The German lender is taking the charge to account for 1,700 job cuts agreed with the works council, it said in a statement. New Chief Executive Officer Manfred Knof has vowed to eliminate 10,000 positions in total in Commerzbank’s home market to improve profitability in a restructuring that will cost about 1.8 billion euros.
Knof, who took over in January, has embarked on a series of cost cuts after two efforts by his predecessor Martin Zielke to grow his way to profitability through client acquisitions failed. The new CEO is shedding about a third of the German workforce, closing almost half the retail branches and shuttering roughly 30% of the bank’s foreign offices, in an effort to save 1.4 billion euros a year.
Meanwhile, the lender’s top governance body was plunged into further turmoil after three supervisory board members stepped down following the resignations of the chairman and another board member in March. Victoria Ossadnik, Rainer Hillebrand and Tobias Guldimann have decided to leave Commerzbank’s supervisory board, the bank said in
another statement.
Commerzbank has nominated a candidate for the chairman role, Helmut Gottschalk. Three of the remaining board vacancies will be filled by former DZ Bank executive Frank Westhoff, Autobahn GmbH supervisory board member Daniela Mattheus and former Deutsche Telekom AG executive Caroline Seifert, it said Thursday. The four nominees will be voted on by shareholders at the bank’s annual general meeting scheduled for May 18.
Lloyd’s of London Ltd Chief Financial Officer Burkhard Keese will likely also join the supervisory board, but this will only be announced at a later stage, a person familiar with the matter said. Commerzbank said it will propose another candidate, who it cannot yet identify for formal reasons, when invitations for the shareholder meeting will go out.

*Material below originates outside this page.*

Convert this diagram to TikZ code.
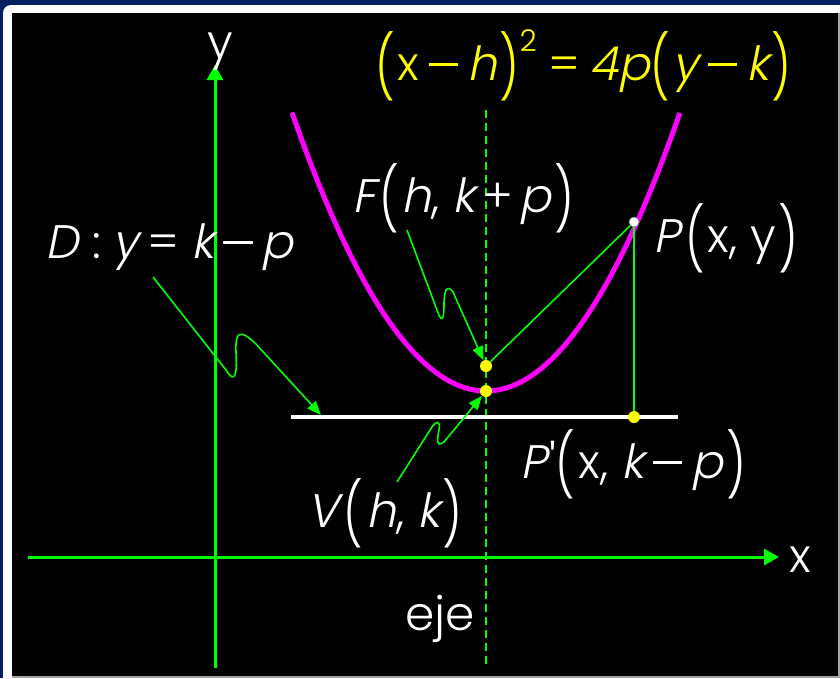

The unprofitable German bank is trying to move on from its latest boardroom crisis. Hans-Joerg Vetter resigned as chairman in March for health reasons and the potential candidate to replace him, Andreas Schmitz, abruptly stepped aside last week. That leaves Knof without the backing of a strong chairman while he seeks to execute the turnaround plan that Vetter helped develop.
Schmitz left after a supervisory board meeting last week in which several members led by the government representative raised questions about a probe by prosecutors against him, people familiar with the matter have said. Schmitz called for a vote of confidence in him that he lost and then decided to resign, they said.
Ossadnik and Hillebrand were the two board members in addition to Schmitz himself who backed him in that vote and they later decided to leave the board as well, according to a FAZ report late Wednesday which first reported their departures. Guldimann is leaving after failing to become chairman last summer when Vetter was appointed, FAZ wrote.
The German government is Commerzbank’s largest shareholder by far and one of its two supervisory board representatives, Jutta Doenges, played a crucial role in appointing Vetter last year. That appointment followed the joint resignation by Vetter’s predecessor, Stefan Schmittmann, and the then-CEO Zielke after a barrage of public and private criticism of the lender’s strategy by the government and another big investor, Cerberus Capital Management.